-- Begin DATA SEGMENT --
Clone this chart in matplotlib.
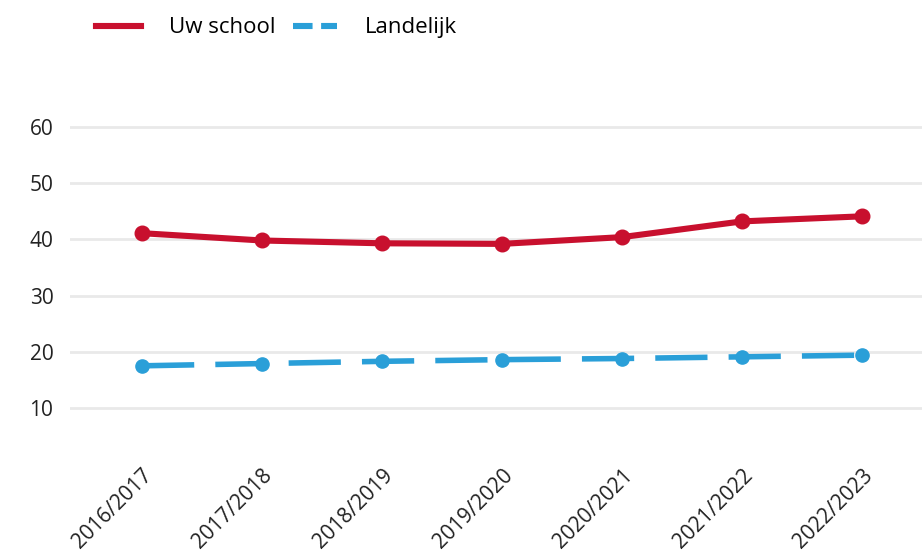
import matplotlib
matplotlib.use("Agg")
import matplotlib.pyplot as plt
from matplotlib.lines import Line2D

years = ["2016/2017", "2017/2018", "2018/2019", "2019/2020", "2020/2021", "2021/2022", "2022/2023"]
uw_school = [41.1, 39.8, 39.3, 39.2, 40.4, 43.2, 44.1]
landelijk = [17.5, 17.9, 18.3, 18.6, 18.8, 19.1, 19.4]
y_ticks = [10, 20, 30, 40, 50, 60]

RED = "#c8102e"
BLUE = "#2a9fd8"

plt.rcParams['font.family'] = ['Open Sans', 'DejaVu Sans']

fig = plt.figure(figsize=(9.22, 5.53), dpi=100)
ax = fig.add_axes([70/922, 113/553, 852/922, 340/553])

x = list(range(len(years)))
ax.plot(x, uw_school, color=RED, lw=4.4, marker='o', ms=10.5, solid_capstyle='round', zorder=3)
ax.plot(x, landelijk, color=BLUE, lw=4.0, marker='o', ms=9.5, dashes=(9.4, 3.8), zorder=3)

ax.set_xlim(-0.6, 6.5)
ax.set_ylim(4.3, 64.8)
ax.set_yticks(y_ticks)
ax.set_xticks(x)
ax.set_xticklabels(years, rotation=45, ha='right', rotation_mode='anchor', fontsize=15)
ax.tick_params(axis='both', length=0, labelsize=15, colors='#222222')
ax.tick_params(axis='y', pad=12)
ax.tick_params(axis='x', pad=18)
for s in ax.spines.values():
    s.set_visible(False)
ax.grid(axis='y', color='#e9e9e9', lw=2)
ax.set_axisbelow(True)

handles = [Line2D([], [], color=RED, lw=4.4),
           Line2D([], [], color=BLUE, lw=4.4, dashes=(3.2, 1.4))]
fig.legend(handles, ["Uw school", "Landelijk"], loc='upper left',
           bbox_to_anchor=(83/922, 1 - 4/553), ncol=2, frameon=False, borderpad=0.1,
           fontsize=16, handlelength=2.0, handletextpad=1.25, columnspacing=0.8)

fig.savefig("out.png", dpi=100)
-- End DATA SEGMENT --
Set the listing down in full and exactly. Pictures within it should not appear in the copy.

Clone this chart in matplotlib.
import matplotlib
matplotlib.use("Agg")
import matplotlib.pyplot as plt
from matplotlib.lines import Line2D

years = ["2016/2017", "2017/2018", "2018/2019", "2019/2020", "2020/2021", "2021/2022", "2022/2023"]
uw_school = [41.1, 39.8, 39.3, 39.2, 40.4, 43.2, 44.1]
landelijk = [17.5, 17.9, 18.3, 18.6, 18.8, 19.1, 19.4]
y_ticks = [10, 20, 30, 40, 50, 60]

RED = "#c8102e"
BLUE = "#2a9fd8"

plt.rcParams['font.family'] = ['Open Sans', 'DejaVu Sans']

fig = plt.figure(figsize=(9.22, 5.53), dpi=100)
ax = fig.add_axes([70/922, 113/553, 852/922, 340/553])

x = list(range(len(years)))
ax.plot(x, uw_school, color=RED, lw=4.4, marker='o', ms=10.5, solid_capstyle='round', zorder=3)
ax.plot(x, landelijk, color=BLUE, lw=4.0, marker='o', ms=9.5, dashes=(9.4, 3.8), zorder=3)

ax.set_xlim(-0.6, 6.5)
ax.set_ylim(4.3, 64.8)
ax.set_yticks(y_ticks)
ax.set_xticks(x)
ax.set_xticklabels(years, rotation=45, ha='right', rotation_mode='anchor', fontsize=15)
ax.tick_params(axis='both', length=0, labelsize=15, colors='#222222')
ax.tick_params(axis='y', pad=12)
ax.tick_params(axis='x', pad=18)
for s in ax.spines.values():
    s.set_visible(False)
ax.grid(axis='y', color='#e9e9e9', lw=2)
ax.set_axisbelow(True)

handles = [Line2D([], [], color=RED, lw=4.4),
           Line2D([], [], color=BLUE, lw=4.4, dashes=(3.2, 1.4))]
fig.legend(handles, ["Uw school", "Landelijk"], loc='upper left',
           bbox_to_anchor=(83/922, 1 - 4/553), ncol=2, frameon=False, borderpad=0.1,
           fontsize=16, handlelength=2.0, handletextpad=1.25, columnspacing=0.8)

fig.savefig("out.png", dpi=100)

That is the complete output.